### EXERCISE INSTRUCTIONS
Exactly the lines from the line holding "Rebuild this chart" to the line holding "import seaborn as sns", both lines included, are to be echoed; pictures are not.

>> Start PROVIDED DATA

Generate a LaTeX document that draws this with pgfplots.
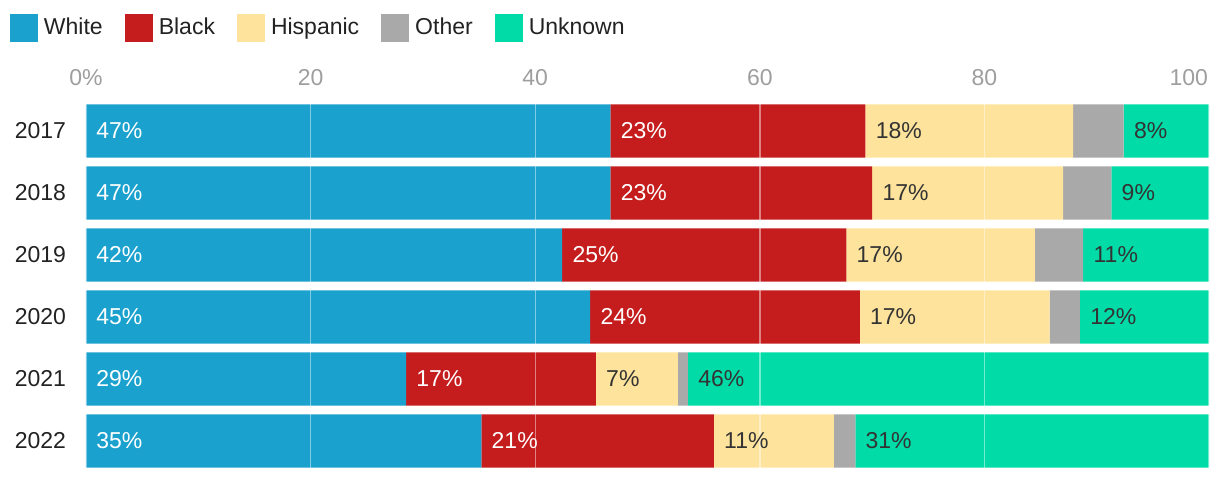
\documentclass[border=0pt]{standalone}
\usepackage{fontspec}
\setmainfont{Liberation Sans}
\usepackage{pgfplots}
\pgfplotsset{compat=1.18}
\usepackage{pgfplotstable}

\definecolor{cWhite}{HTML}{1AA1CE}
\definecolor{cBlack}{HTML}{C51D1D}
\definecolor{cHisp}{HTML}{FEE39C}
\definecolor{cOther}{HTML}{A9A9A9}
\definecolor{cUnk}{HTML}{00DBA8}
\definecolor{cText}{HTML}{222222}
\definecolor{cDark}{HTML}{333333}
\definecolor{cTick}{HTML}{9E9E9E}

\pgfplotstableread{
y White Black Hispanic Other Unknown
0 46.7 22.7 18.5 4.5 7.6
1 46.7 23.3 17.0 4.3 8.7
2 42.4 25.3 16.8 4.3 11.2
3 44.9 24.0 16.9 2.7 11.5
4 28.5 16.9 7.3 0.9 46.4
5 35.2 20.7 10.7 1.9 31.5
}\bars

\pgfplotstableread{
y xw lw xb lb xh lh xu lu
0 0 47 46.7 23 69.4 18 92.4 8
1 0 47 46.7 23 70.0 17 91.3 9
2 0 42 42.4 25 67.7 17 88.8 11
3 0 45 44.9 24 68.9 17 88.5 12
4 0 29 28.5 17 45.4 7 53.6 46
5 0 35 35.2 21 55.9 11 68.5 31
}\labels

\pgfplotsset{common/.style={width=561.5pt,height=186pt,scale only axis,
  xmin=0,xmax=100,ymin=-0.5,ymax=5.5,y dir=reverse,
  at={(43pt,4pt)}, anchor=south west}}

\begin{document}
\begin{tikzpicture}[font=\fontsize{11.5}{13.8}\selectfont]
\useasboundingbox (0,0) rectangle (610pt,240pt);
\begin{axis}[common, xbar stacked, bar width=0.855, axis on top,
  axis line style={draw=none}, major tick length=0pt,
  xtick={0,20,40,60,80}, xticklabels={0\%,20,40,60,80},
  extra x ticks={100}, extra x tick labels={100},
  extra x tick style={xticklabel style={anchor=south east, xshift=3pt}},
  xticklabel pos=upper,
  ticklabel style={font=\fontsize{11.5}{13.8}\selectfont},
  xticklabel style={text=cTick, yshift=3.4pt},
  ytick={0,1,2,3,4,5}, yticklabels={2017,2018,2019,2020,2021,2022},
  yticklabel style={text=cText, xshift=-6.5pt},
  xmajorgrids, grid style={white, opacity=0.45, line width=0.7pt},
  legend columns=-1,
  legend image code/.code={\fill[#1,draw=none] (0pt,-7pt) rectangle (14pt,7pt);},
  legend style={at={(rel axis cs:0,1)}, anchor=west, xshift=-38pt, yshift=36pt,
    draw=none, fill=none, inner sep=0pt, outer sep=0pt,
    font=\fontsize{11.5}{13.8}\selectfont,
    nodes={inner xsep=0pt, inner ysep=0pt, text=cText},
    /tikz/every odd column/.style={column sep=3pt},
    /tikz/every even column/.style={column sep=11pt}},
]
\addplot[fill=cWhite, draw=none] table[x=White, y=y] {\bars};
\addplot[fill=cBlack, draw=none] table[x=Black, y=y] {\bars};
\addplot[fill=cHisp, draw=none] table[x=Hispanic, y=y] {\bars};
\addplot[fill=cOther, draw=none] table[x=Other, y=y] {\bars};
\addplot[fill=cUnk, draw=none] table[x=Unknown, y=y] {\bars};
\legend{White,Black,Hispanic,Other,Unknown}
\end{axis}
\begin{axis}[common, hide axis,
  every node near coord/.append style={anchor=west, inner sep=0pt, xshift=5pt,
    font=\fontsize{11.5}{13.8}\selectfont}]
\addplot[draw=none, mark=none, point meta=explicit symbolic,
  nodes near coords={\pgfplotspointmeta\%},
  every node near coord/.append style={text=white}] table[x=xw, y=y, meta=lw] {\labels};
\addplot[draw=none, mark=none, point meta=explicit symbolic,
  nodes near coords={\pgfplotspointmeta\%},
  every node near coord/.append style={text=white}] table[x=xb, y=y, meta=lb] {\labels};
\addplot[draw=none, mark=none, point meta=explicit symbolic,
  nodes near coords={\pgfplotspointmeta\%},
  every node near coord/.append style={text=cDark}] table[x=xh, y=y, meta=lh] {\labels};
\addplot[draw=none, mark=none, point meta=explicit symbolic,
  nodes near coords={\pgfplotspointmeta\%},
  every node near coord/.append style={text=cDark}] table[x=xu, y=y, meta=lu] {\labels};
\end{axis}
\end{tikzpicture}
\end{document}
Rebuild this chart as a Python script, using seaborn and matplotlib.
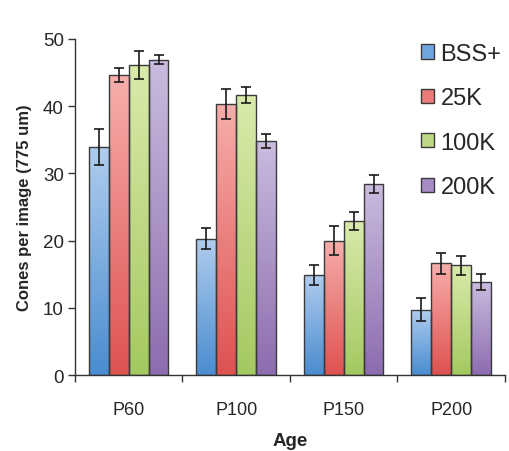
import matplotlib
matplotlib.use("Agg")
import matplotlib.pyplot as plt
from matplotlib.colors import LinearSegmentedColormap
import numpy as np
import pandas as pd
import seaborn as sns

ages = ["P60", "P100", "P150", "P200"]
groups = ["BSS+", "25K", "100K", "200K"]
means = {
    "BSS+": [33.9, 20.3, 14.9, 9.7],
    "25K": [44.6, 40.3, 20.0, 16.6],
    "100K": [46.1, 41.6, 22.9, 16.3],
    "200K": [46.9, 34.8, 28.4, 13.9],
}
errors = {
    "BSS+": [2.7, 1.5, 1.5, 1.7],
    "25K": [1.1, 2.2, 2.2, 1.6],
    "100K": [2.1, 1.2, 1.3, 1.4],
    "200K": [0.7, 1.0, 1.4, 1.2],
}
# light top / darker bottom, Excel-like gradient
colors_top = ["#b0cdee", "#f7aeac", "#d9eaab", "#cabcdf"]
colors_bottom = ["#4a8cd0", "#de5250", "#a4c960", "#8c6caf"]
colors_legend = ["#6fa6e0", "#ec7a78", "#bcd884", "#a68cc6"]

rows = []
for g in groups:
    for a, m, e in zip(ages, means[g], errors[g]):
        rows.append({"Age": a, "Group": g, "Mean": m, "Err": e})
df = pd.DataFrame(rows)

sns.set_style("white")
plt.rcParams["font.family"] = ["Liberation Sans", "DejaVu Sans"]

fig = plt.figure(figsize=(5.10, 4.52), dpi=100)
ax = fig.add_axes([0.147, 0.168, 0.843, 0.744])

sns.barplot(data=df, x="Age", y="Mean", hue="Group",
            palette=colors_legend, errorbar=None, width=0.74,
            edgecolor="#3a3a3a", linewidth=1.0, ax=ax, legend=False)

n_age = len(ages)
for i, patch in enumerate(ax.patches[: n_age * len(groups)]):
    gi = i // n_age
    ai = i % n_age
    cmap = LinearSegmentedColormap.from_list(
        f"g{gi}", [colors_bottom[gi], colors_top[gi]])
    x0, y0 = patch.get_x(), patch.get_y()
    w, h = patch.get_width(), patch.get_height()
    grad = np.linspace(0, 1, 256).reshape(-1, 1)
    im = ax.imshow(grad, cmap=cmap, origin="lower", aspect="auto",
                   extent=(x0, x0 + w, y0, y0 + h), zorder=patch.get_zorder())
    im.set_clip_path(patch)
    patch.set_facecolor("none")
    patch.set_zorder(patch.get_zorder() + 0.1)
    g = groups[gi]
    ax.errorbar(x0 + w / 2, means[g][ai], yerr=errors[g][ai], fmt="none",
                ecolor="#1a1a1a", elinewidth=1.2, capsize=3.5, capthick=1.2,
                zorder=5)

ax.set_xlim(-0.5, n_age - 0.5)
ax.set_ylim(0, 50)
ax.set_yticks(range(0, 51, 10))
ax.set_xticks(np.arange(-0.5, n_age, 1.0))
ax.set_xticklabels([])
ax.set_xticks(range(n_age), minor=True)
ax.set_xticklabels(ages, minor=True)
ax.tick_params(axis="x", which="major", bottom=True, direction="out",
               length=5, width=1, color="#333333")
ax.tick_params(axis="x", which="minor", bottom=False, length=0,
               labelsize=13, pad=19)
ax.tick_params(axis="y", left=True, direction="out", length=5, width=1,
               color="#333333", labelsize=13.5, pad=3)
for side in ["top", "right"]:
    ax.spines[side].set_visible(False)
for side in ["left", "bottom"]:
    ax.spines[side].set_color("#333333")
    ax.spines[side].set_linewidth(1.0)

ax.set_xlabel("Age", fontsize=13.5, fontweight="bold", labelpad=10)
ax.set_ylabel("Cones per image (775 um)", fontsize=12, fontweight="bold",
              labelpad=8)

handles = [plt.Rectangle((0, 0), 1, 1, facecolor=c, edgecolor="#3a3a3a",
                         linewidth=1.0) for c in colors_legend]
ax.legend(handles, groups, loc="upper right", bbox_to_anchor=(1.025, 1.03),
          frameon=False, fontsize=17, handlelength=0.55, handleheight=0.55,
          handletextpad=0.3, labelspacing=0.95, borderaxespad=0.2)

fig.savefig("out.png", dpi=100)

>> End PROVIDED DATA

### OUTPUT FOR THIS TASK
Rebuild this chart as a Python script, using seaborn and matplotlib.
import matplotlib
matplotlib.use("Agg")
import matplotlib.pyplot as plt
from matplotlib.colors import LinearSegmentedColormap
import numpy as np
import pandas as pd
import seaborn as sns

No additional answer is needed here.